*** GIVEN INFORMATION ***

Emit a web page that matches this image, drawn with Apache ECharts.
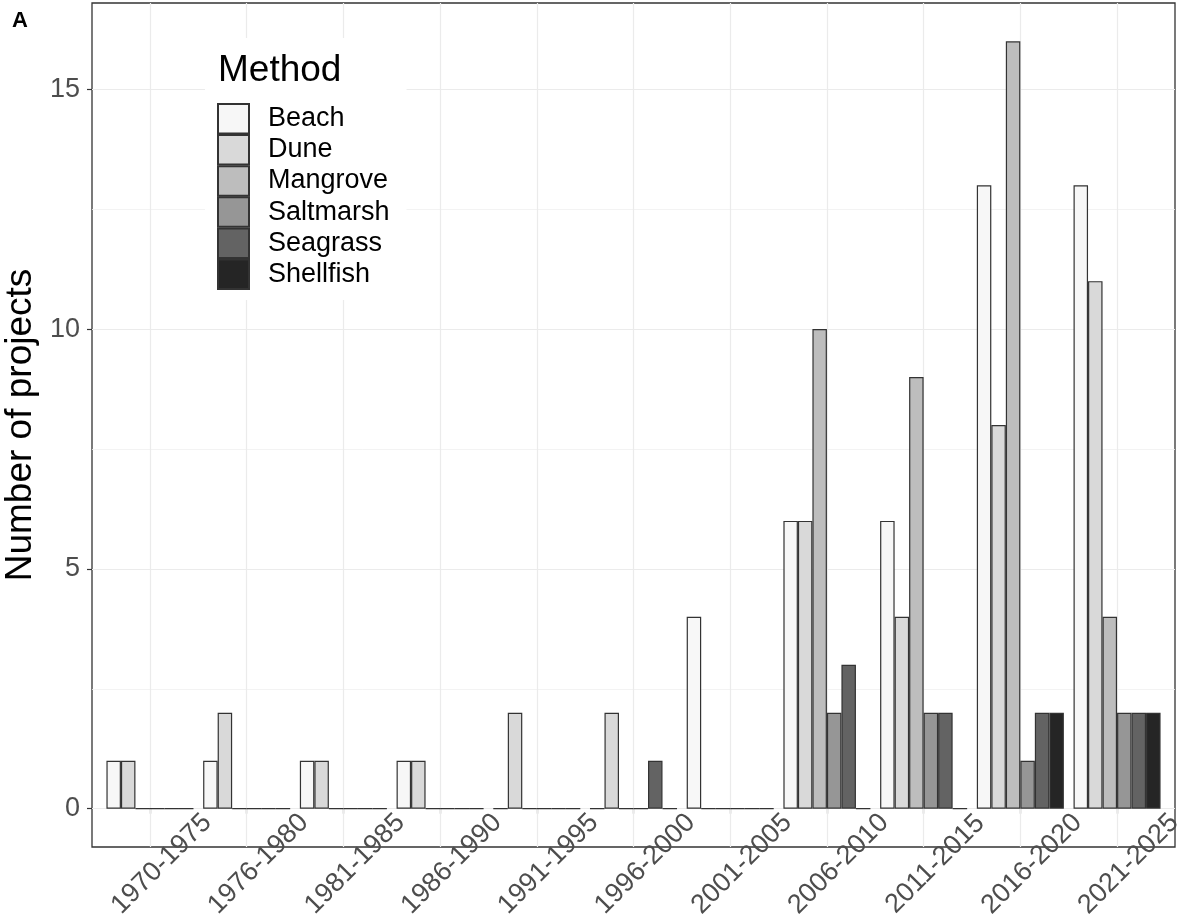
<!DOCTYPE html>
<html>
<head>
<meta charset="utf-8">
<script src="https://cdn.jsdelivr.net/npm/echarts@6/dist/echarts.min.js"></script>
<style>html,body{margin:0;padding:0;background:#fff;}#c{width:1179px;height:923px;}</style>
</head>
<body>
<div id="c"></div>
<script>
const categories = ['1970-1975','1976-1980','1981-1985','1986-1990','1991-1995','1996-2000','2001-2005','2006-2010','2011-2015','2016-2020','2021-2025'];
const methods = ['Beach','Dune','Mangrove','Saltmarsh','Seagrass','Shellfish'];
const beach     = [1,1,1,1,0,0,4,6,6,13,13];
const dune      = [1,2,1,1,2,2,0,6,4,8,11];
const mangrove  = [0,0,0,0,0,0,0,10,9,16,4];
const saltmarsh = [0,0,0,0,0,0,0,2,2,1,2];
const seagrass  = [0,0,0,0,0,1,0,3,2,2,2];
const shellfish = [0,0,0,0,0,0,0,0,0,2,2];
const yTicks = [0,5,10,15];
const yMinor = [2.5,7.5,12.5];
const colors = ['#F7F7F7','#D9D9D9','#BDBDBD','#969696','#636363','#252525'];

const seriesValues = [beach, dune, mangrove, saltmarsh, seagrass, shellfish];
const FONT = "'Liberation Sans', Arial, sans-serif";

const chart = echarts.init(document.getElementById('c'), null, {renderer:'canvas'});

const barSeries = methods.map((m, i) => ({
  name: m,
  type: 'bar',
  xAxisIndex: 0, yAxisIndex: 0,
  data: seriesValues[i],
  barGap: '0%',
  barCategoryGap: '10%',
  itemStyle: { color: colors[i], borderColor: '#333333', borderWidth: 1.2 },
  emphasis: { disabled: true },
  z: 3
}));

const option = {
  animation: false,
  textStyle: { fontFamily: FONT },
  title: [
    { text: 'A', left: 7, top: 5, textStyle: { fontFamily: FONT, fontSize: 22, fontWeight: 'bold', color: '#000' } },
    { text: 'Method', left: 213, top: 47, z: 10, textStyle: { fontFamily: FONT, fontSize: 37, fontWeight: 'normal', color: '#000' } }
  ],
  legend: {
    data: methods,
    orient: 'vertical',
    left: 205, top: 38,
    padding: [65, 17, 10, 12],
    backgroundColor: '#ffffff',
    itemWidth: 31, itemHeight: 29.5, itemGap: -0.4,
    icon: 'rect',
    selectedMode: false,
    textStyle: { fontFamily: FONT, fontSize: 27, color: '#000', lineHeight: 28, padding: [0,0,0,14] },
    z: 5
  },
  grid: [
    { left: 101.6, right: 13.6, top: 3, bottom: 76, containLabel: false, outerBoundsMode: 'none' },
    { left: 92, right: 4, top: 3, bottom: 76, show: true, borderColor: '#333333', borderWidth: 1.3, backgroundColor: 'transparent', z: 0, outerBoundsMode: 'none' }
  ],
  xAxis: [
    {
      type: 'category', gridIndex: 0, data: categories,
      axisLine: { show: false },
      axisTick: { show: true, alignWithLabel: true, length: 5, lineStyle: { color: '#333333', width: 1.2 } },
      axisLabel: { interval: 0, rotate: 45, fontFamily: FONT, fontSize: 27, color: '#4d4d4d',
                   align: 'center', verticalAlign: 'middle', margin: 28.7, padding: [0,0,0,33], hideOverlap: false },
      splitLine: { show: false }
    },
    { type: 'value', gridIndex: 1, min: 0, max: 1, show: false }
  ],
  yAxis: [
    {
      type: 'value', gridIndex: 0, min: -0.8, max: 16.8, offset: 9.6,
      axisLine: { show: false },
      axisTick: { show: true, length: 5, customValues: yTicks, lineStyle: { color: '#333333', width: 1.2 } },
      axisLabel: { customValues: yTicks, fontFamily: FONT, fontSize: 27, color: '#4d4d4d', margin: 12 },
      splitLine: { show: false },
      name: 'Number of projects', nameLocation: 'middle', nameGap: 41,
      nameTextStyle: { fontFamily: FONT, fontSize: 37, color: '#000' }
    },
    { type: 'value', gridIndex: 1, min: -0.8, max: 16.8, show: false }
  ],
  series: [
    {
      type: 'line', xAxisIndex: 1, yAxisIndex: 1, data: [], silent: true,
      markLine: {
        silent: true, symbol: 'none', label: { show: false }, z: 1,
        lineStyle: { color: '#ebebeb', type: 'solid', width: 1.2 },
        data: yTicks.map(v => ({ yAxis: v })).concat(yMinor.map(v => ({ yAxis: v, lineStyle: { color: '#f0f0f0', width: 0.8, type: 'solid' } })))
      }
    },
    {
      type: 'line', xAxisIndex: 0, yAxisIndex: 0, data: [], silent: true,
      markLine: {
        silent: true, symbol: 'none', label: { show: false }, z: 1,
        lineStyle: { color: '#ebebeb', type: 'solid', width: 1.2 },
        data: categories.map(c => ({ xAxis: c }))
      }
    }
  ].concat(barSeries)
};
chart.setOption(option);
</script>
</body>
</html>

***

▶ WHAT THE TASK REQUIRES: Copy the material shown above in full and exactly. Skip the pictures.

▶ RESULT BELOW:
Emit a web page that matches this image, drawn with Apache ECharts.
<!DOCTYPE html>
<html>
<head>
<meta charset="utf-8">
<script src="https://cdn.jsdelivr.net/npm/echarts@6/dist/echarts.min.js"></script>
<style>html,body{margin:0;padding:0;background:#fff;}#c{width:1179px;height:923px;}</style>
</head>
<body>
<div id="c"></div>
<script>
const categories = ['1970-1975','1976-1980','1981-1985','1986-1990','1991-1995','1996-2000','2001-2005','2006-2010','2011-2015','2016-2020','2021-2025'];
const methods = ['Beach','Dune','Mangrove','Saltmarsh','Seagrass','Shellfish'];
const beach     = [1,1,1,1,0,0,4,6,6,13,13];
const dune      = [1,2,1,1,2,2,0,6,4,8,11];
const mangrove  = [0,0,0,0,0,0,0,10,9,16,4];
const saltmarsh = [0,0,0,0,0,0,0,2,2,1,2];
const seagrass  = [0,0,0,0,0,1,0,3,2,2,2];
const shellfish = [0,0,0,0,0,0,0,0,0,2,2];
const yTicks = [0,5,10,15];
const yMinor = [2.5,7.5,12.5];
const colors = ['#F7F7F7','#D9D9D9','#BDBDBD','#969696','#636363','#252525'];

const seriesValues = [beach, dune, mangrove, saltmarsh, seagrass, shellfish];
const FONT = "'Liberation Sans', Arial, sans-serif";

const chart = echarts.init(document.getElementById('c'), null, {renderer:'canvas'});

const barSeries = methods.map((m, i) => ({
  name: m,
  type: 'bar',
  xAxisIndex: 0, yAxisIndex: 0,
  data: seriesValues[i],
  barGap: '0%',
  barCategoryGap: '10%',
  itemStyle: { color: colors[i], borderColor: '#333333', borderWidth: 1.2 },
  emphasis: { disabled: true },
  z: 3
}));

const option = {
  animation: false,
  textStyle: { fontFamily: FONT },
  title: [
    { text: 'A', left: 7, top: 5, textStyle: { fontFamily: FONT, fontSize: 22, fontWeight: 'bold', color: '#000' } },
    { text: 'Method', left: 213, top: 47, z: 10, textStyle: { fontFamily: FONT, fontSize: 37, fontWeight: 'normal', color: '#000' } }
  ],
  legend: {
    data: methods,
    orient: 'vertical',
    left: 205, top: 38,
    padding: [65, 17, 10, 12],
    backgroundColor: '#ffffff',
    itemWidth: 31, itemHeight: 29.5, itemGap: -0.4,
    icon: 'rect',
    selectedMode: false,
    textStyle: { fontFamily: FONT, fontSize: 27, color: '#000', lineHeight: 28, padding: [0,0,0,14] },
    z: 5
  },
  grid: [
    { left: 101.6, right: 13.6, top: 3, bottom: 76, containLabel: false, outerBoundsMode: 'none' },
    { left: 92, right: 4, top: 3, bottom: 76, show: true, borderColor: '#333333', borderWidth: 1.3, backgroundColor: 'transparent', z: 0, outerBoundsMode: 'none' }
  ],
  xAxis: [
    {
      type: 'category', gridIndex: 0, data: categories,
      axisLine: { show: false },
      axisTick: { show: true, alignWithLabel: true, length: 5, lineStyle: { color: '#333333', width: 1.2 } },
      axisLabel: { interval: 0, rotate: 45, fontFamily: FONT, fontSize: 27, color: '#4d4d4d',
                   align: 'center', verticalAlign: 'middle', margin: 28.7, padding: [0,0,0,33], hideOverlap: false },
      splitLine: { show: false }
    },
    { type: 'value', gridIndex: 1, min: 0, max: 1, show: false }
  ],
  yAxis: [
    {
      type: 'value', gridIndex: 0, min: -0.8, max: 16.8, offset: 9.6,
      axisLine: { show: false },
      axisTick: { show: true, length: 5, customValues: yTicks, lineStyle: { color: '#333333', width: 1.2 } },
      axisLabel: { customValues: yTicks, fontFamily: FONT, fontSize: 27, color: '#4d4d4d', margin: 12 },
      splitLine: { show: false },
      name: 'Number of projects', nameLocation: 'middle', nameGap: 41,
      nameTextStyle: { fontFamily: FONT, fontSize: 37, color: '#000' }
    },
    { type: 'value', gridIndex: 1, min: -0.8, max: 16.8, show: false }
  ],
  series: [
    {
      type: 'line', xAxisIndex: 1, yAxisIndex: 1, data: [], silent: true,
      markLine: {
        silent: true, symbol: 'none', label: { show: false }, z: 1,
        lineStyle: { color: '#ebebeb', type: 'solid', width: 1.2 },
        data: yTicks.map(v => ({ yAxis: v })).concat(yMinor.map(v => ({ yAxis: v, lineStyle: { color: '#f0f0f0', width: 0.8, type: 'solid' } })))
      }
    },
    {
      type: 'line', xAxisIndex: 0, yAxisIndex: 0, data: [], silent: true,
      markLine: {
        silent: true, symbol: 'none', label: { show: false }, z: 1,
        lineStyle: { color: '#ebebeb', type: 'solid', width: 1.2 },
        data: categories.map(c => ({ xAxis: c }))
      }
    }
  ].concat(barSeries)
};
chart.setOption(option);
</script>
</body>
</html>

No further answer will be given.